Ultra-Wealthy Pay 8.2% Tax Rate: White House Report
The 400 richest families in the U.S. — worth between $2.1 billion and $160 billion and representing the top 0.0002% of all taxpayers — paid an effective tax rate of 8.2% between 2010 and 2018, according to a new analysis released by a pair of Biden administration economists.
The analysis is part of the White House’s effort to pay for new social spending by increasing the tax burden on the country’s wealthiest households, who don’t pay “their fair share in taxes,” as President Biden put it earlier this week.
How do the ultra-wealthy get away with paying such low effective tax rates? Here’s how White House economists Greg Leiserson and Danny Yagan explain it:
The wealthy pay low income tax rates, year after year, for two primary reasons. First, much of their income is taxed at preferred rates. In particular, income from dividends and from stock sales is taxed at a maximum of 20% (23.8% including the net investment income tax), which is much lower than the maximum 37% (40.8%) ordinary rate that applies to other income.
Second, the wealthy can choose when their capital gains income appears on their income tax returns and even prevent it from ever appearing. If a wealthy investor never sells stock that has increased in value, those investment gains are wiped out for income tax purposes when those assets are passed on to their heirs under a provision known as stepped-up basis.
Unrealized capital gains are a big part of the story, but are also controversial when it comes to measuring income and taxation, since technically such gains aren’t income unless and until the underlying assets are sold. But the White House economists included capital gains as income in their analysis, arguing that they are an important source of wealth that can be “tapped to finance consumption and can improve financial wellbeing.”

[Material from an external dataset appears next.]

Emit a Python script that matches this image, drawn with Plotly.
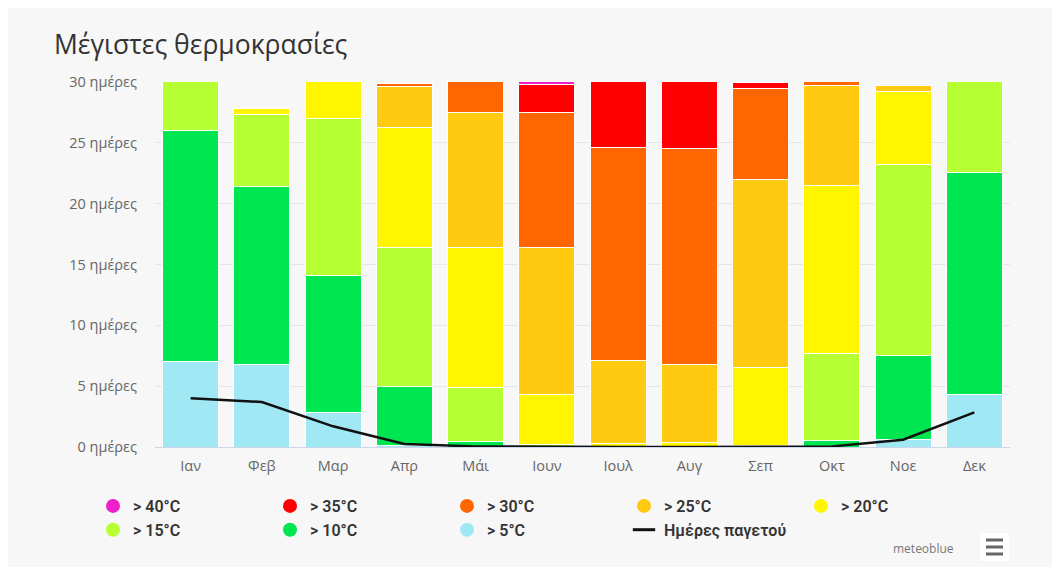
import plotly.graph_objects as go

months = ["Ιαν", "Φεβ", "Μαρ", "Απρ", "Μάι", "Ιουν", "Ιουλ", "Αυγ", "Σεπ", "Οκτ", "Νοε", "Δεκ"]

gt5 = [7.0, 6.8, 2.8, 0.15, 0, 0, 0, 0, 0, 0, 0.6, 4.3]
gt10 = [19.0, 14.6, 11.3, 4.85, 0.45, 0, 0, 0, 0, 0.55, 6.95, 18.3]
gt15 = [5.0, 5.9, 12.9, 11.4, 4.4, 0.2, 0, 0, 0.15, 7.1, 15.7, 8.4]
gt20 = [0, 0.5, 4.0, 9.9, 11.55, 4.1, 0.3, 0.4, 6.35, 13.85, 6.0, 0]
gt25 = [0, 0, 0, 3.36, 11.1, 12.1, 6.85, 6.35, 15.5, 8.25, 0.45, 0]
gt30 = [0, 0, 0, 0.2, 3.5, 11.1, 17.45, 17.75, 7.5, 1.25, 0, 0]
gt35 = [0, 0, 0, 0, 0, 2.3, 6.4, 6.5, 0.5, 0, 0, 0]
gt40 = [0, 0, 0, 0, 0, 0.22, 0, 0, 0, 0, 0, 0]
frost_days = [4.0, 3.7, 1.7, 0.25, 0.05, 0, 0, 0, 0, 0.05, 0.6, 2.85]

series_names = ["> 5°C", "> 10°C", "> 15°C", "> 20°C", "> 25°C", "> 30°C", "> 35°C", "> 40°C"]
series_values = [gt5, gt10, gt15, gt20, gt25, gt30, gt35, gt40]
series_colors = ["#A0E8F4", "#00E650", "#B5FF33", "#FFF500", "#FFCA10", "#FF6600", "#FF0000", "#EE1ECB"]

ytick_vals = [0, 5, 10, 15, 20, 25, 30]
ytick_text = ["0 ημέρες", "5 ημέρες", "10 ημέρες", "15 ημέρες", "20 ημέρες", "25 ημέρες", "30 ημέρες"]

fig = go.Figure()

# stacked bars (bottom first)
for name, vals, col in zip(series_names, series_values, series_colors):
    fig.add_trace(go.Bar(
        x=months, y=vals, name=name, showlegend=False,
        marker=dict(color=col, line=dict(color="white", width=1)),
    ))

# frost days line
fig.add_trace(go.Scatter(
    x=months, y=frost_days, mode="lines", name="Ημέρες παγετού",
    line=dict(color="#111111", width=2.5), showlegend=False,
))

# legend entries (circles), ordered as in the reference
legend_font = dict(family="Roboto, sans-serif", size=16, color="#333333", weight=600)
rank = 1
for name, col in reversed(list(zip(series_names, series_colors))):
    fig.add_trace(go.Scatter(
        x=[None], y=[None], mode="markers", name=name,
        marker=dict(color=col, size=14, symbol="circle"),
        legendrank=rank,
    ))
    rank += 1
fig.add_trace(go.Scatter(
    x=[None], y=[None], mode="markers", name="Ημέρες παγετού",
    marker=dict(symbol="line-ew", size=16, color="#111111", line=dict(color="#111111", width=3)),
    legendrank=rank,
))

W, H = 1052, 559
L, R, T, B = 147, 50, 74, 120
pw = W - L - R
ph = H - T - B

def px_x(p):
    return (p - L) / pw

def px_y(p):
    return (H - B - p) / ph

shapes = [
    # menu button
    dict(type="rect", xref="paper", yref="paper", x0=px_x(972), x1=px_x(1001), y0=px_y(525), y1=px_y(553),
         fillcolor="#FFFFFF", line=dict(width=0)),
]
for yy in (532, 539, 546):
    shapes.append(dict(type="line", xref="paper", yref="paper", x0=px_x(978), x1=px_x(995),
                       y0=px_y(yy), y1=px_y(yy), line=dict(color="#666666", width=3)))

fig.update_layout(
    width=W, height=H,
    margin=dict(l=L, r=R, t=T, b=B, pad=0),
    paper_bgcolor="#F7F7F7",
    plot_bgcolor="#F7F7F7",
    barmode="stack",
    bargap=0.215,
    title=dict(text="Μέγιστες θερμοκρασίες", x=46 / W, xanchor="left", xref="container",
               y=1 - 37 / H, yanchor="middle", yref="container",
               font=dict(family="Open Sans, sans-serif", size=26.5, color="#333333")),
    font=dict(family="Open Sans, sans-serif"),
    xaxis=dict(
        showgrid=False, showline=True, linecolor="#CCD6EB", linewidth=1,
        tickfont=dict(size=14.5, color="#666666"), ticks="", ticklabelstandoff=6,
    ),
    yaxis=dict(
        range=[0, 30], tickvals=ytick_vals, ticktext=ytick_text,
        showgrid=True, gridcolor="#E6E6E6", gridwidth=1, zeroline=False,
        tickfont=dict(size=14.5, color="#666666"), ticks="", ticklabelstandoff=17,
    ),
    legend=dict(
        orientation="h", xref="paper", yref="paper",
        x=px_x(85), xanchor="left", y=px_y(481), yanchor="top",
        entrywidth=132, entrywidthmode="pixels", itemwidth=30,
        font=legend_font, bgcolor="rgba(0,0,0,0)", traceorder="normal",
        tracegroupgap=0,
    ),
    shapes=shapes,
    annotations=[
        dict(text="meteoblue", xref="paper", yref="paper", x=px_x(948), y=px_y(540),
             xanchor="right", yanchor="middle", showarrow=False,
             font=dict(family="Open Sans, sans-serif", size=12, color="#777777")),
    ],
    hovermode=False,
)

fig.write_html("out.html")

As Jim Tankersley of The New York Times notes, other analyses of taxes paid by the ultra-wealthy have found higher average rates. An analysis by the Tax Policy Center, for example, found that the top 0.001% — roughly 1,400 households — paid an average effective tax rate of 24% in 2015, compared to an average effective rate of 14% overall. TPC did not include unrealized capital gains in its analysis, producing lower income estimates and higher tax rates for wealthy households.